Problem - From the listing below, extract every line containing "matplotlib".

Recorded information -

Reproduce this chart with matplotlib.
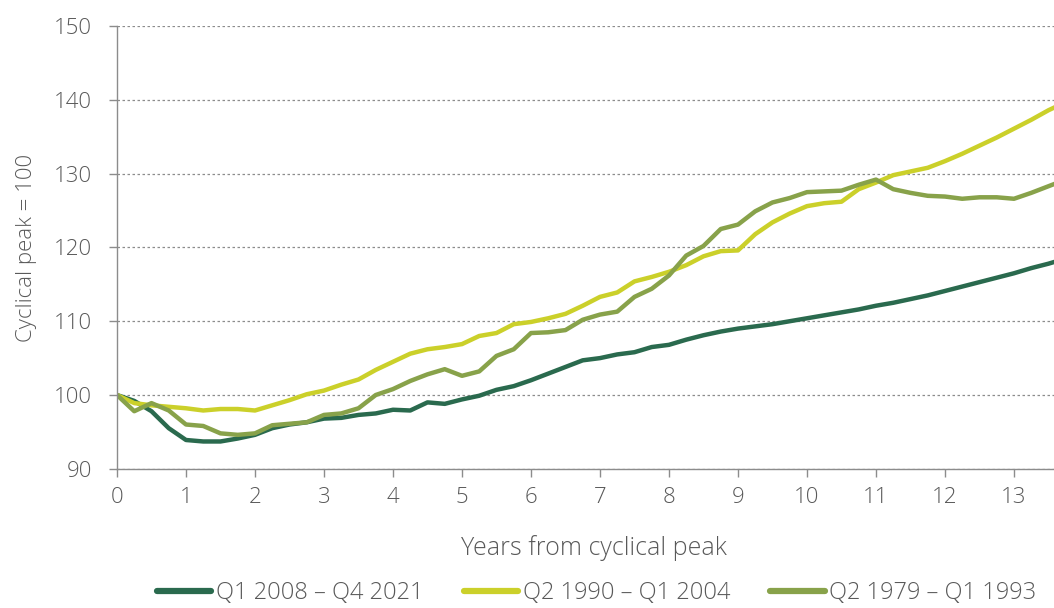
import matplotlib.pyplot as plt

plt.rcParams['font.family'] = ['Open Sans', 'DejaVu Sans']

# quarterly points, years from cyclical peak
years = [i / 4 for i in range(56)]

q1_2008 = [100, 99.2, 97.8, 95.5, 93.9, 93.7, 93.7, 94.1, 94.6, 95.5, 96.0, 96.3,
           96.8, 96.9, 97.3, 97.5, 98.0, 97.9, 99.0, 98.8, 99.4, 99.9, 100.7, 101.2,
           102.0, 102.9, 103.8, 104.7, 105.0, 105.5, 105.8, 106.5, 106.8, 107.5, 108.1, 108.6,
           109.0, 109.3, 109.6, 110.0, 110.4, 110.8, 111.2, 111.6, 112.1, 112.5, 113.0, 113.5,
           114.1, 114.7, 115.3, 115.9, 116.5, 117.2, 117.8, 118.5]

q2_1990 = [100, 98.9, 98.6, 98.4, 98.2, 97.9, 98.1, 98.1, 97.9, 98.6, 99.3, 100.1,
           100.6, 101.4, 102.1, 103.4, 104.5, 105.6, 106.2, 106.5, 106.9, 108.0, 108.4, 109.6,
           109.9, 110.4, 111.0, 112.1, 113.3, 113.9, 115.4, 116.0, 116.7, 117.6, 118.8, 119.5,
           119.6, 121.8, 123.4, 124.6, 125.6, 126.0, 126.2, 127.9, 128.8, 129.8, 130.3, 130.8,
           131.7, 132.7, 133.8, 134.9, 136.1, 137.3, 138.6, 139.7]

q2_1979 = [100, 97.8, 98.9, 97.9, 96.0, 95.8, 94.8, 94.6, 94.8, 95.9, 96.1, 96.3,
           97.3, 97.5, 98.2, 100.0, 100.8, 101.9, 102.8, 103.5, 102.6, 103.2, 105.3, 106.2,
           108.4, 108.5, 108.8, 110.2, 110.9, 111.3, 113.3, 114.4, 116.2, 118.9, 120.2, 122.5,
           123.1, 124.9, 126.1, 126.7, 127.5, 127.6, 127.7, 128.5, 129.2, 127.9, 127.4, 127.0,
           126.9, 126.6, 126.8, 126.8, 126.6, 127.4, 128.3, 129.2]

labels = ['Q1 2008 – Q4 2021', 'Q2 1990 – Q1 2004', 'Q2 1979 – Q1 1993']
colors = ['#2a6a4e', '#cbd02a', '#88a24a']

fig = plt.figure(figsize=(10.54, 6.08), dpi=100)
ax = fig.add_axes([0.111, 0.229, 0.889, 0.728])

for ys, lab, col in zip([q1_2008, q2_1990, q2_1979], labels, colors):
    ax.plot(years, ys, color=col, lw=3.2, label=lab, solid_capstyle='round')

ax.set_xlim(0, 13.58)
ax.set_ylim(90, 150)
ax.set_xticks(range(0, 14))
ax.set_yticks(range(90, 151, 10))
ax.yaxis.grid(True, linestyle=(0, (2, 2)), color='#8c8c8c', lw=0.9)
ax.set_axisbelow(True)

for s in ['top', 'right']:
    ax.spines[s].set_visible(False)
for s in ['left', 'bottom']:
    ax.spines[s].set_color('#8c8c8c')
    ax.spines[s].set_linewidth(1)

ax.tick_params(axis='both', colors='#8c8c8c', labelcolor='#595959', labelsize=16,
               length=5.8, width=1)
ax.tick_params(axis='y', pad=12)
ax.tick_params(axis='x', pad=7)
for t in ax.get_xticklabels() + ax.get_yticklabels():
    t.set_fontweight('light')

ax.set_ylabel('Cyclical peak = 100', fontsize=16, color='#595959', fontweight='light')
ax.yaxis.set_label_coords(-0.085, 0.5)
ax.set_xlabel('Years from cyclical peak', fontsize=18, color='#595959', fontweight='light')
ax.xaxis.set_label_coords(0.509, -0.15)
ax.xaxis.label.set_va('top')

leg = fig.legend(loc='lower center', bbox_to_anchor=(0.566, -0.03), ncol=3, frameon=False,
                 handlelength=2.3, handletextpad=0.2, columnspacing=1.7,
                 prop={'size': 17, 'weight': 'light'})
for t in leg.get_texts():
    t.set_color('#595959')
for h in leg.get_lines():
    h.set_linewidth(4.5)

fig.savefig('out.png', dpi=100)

Full answer -
Reproduce this chart with matplotlib.
import matplotlib.pyplot as plt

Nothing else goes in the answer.